Viene il momento, per tutti questi lo-fi-garage lover di tornare alla propria adolescenza virulenta, fatta di borchie, metallo e testosterone ribelle. Se per i King Gizzard con “Infest The Rats’ Nest” il ritorno di fiamma ha coinvolto le propaggini thrash metal e per Ty Segall ad essere chiamati in causa sono stati Black Flag e Black Sabbath in egual misura, per gli Osees è tutta questione di punk, di quello marcio e fetido, più nella sua versione “proto” che in quella compiuta che ha fatto il salto dal ’77 agli anni ’80 ma che non tralascia quel che venne poi e prese il nome di hardcore punk.

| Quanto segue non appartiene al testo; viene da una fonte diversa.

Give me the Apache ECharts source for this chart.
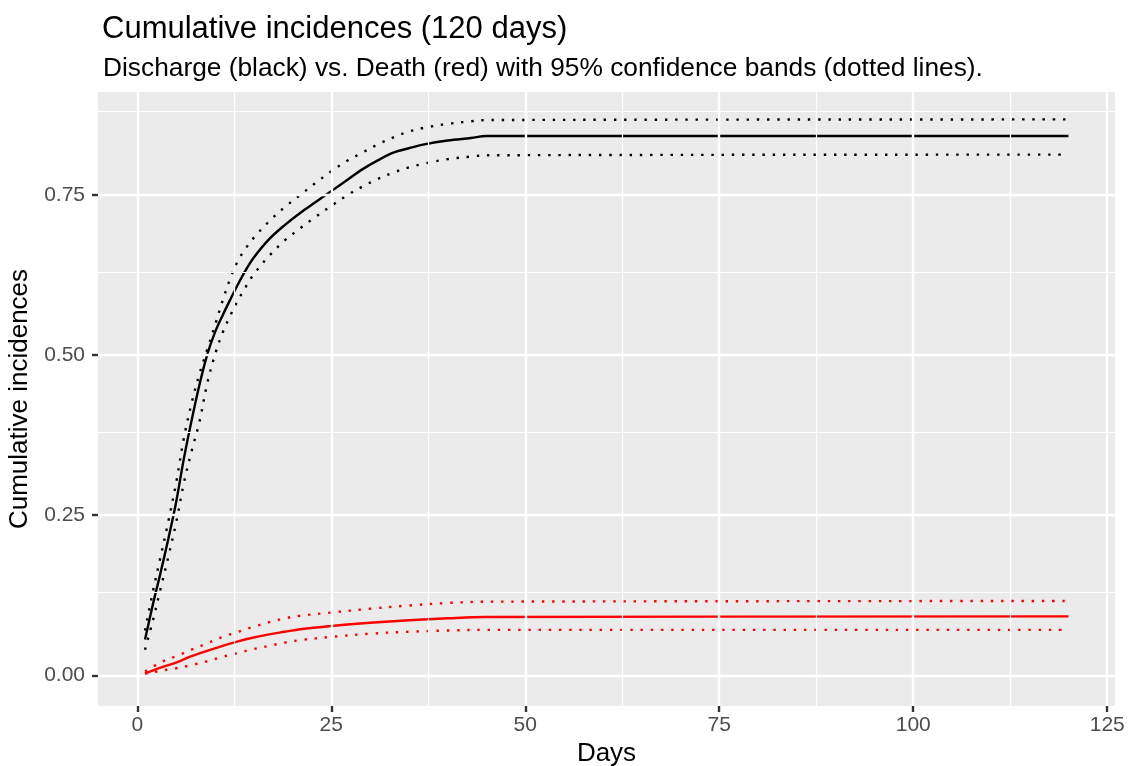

Qui è tutto un dibattersi di batterie lanciate alla velocità della luce e gang vocals iperpunk, monoliti fuzz che pendono sul versante estremo dell’inferno urbano di città che ripulite non fanno paura ma il cui ricordo dei fasti di violenza ancora aleggia nella mente di chi la vide e nei sogni di chi le sfiorò. Dwyer è a metà tra le due categorie (classe 1974) ma è certamente cresciuto con nelle orecchie il suo del degrado punk-rock più laido perché qua si sente tutto, a pencolare tra Richard Hell, Stooges, Death, Rudimentari Peni, Alice Cooper prima maniera (quello di “Easy Action”, per intenderci), Germs, i Black Flag capitanati da Keith Morris e tanto altro ancora, con quella voglia di sbraitare dritto nel microfono, nella lordura più sciamannata possibile, con titoli che non lasciano nulla all’immaginazione come Scum Show, Social Butt, Sacrifice, Fucking Kill Me e Funeral Solution e brani battezzati nel fuoco del “one-two-three-four”. Certo, quella voglia imperante di motorik non è mai paga e sbuca tra le lamiere accartocciate di questi dieci brani al fulmicotone, ma è solo un’oncia nel mare del degrado.

Va da sé, chi li ha visti dal vivo sa perfettamente che su supporto fisico gli Osees non rendono come quando tirano randellate a tutto spiano sul palco, anzi, lo studio un po’ finisce per ammazzarne la cazzimma, ma ciò non rende meno spassoso questo tributo a quel preciso momento storico.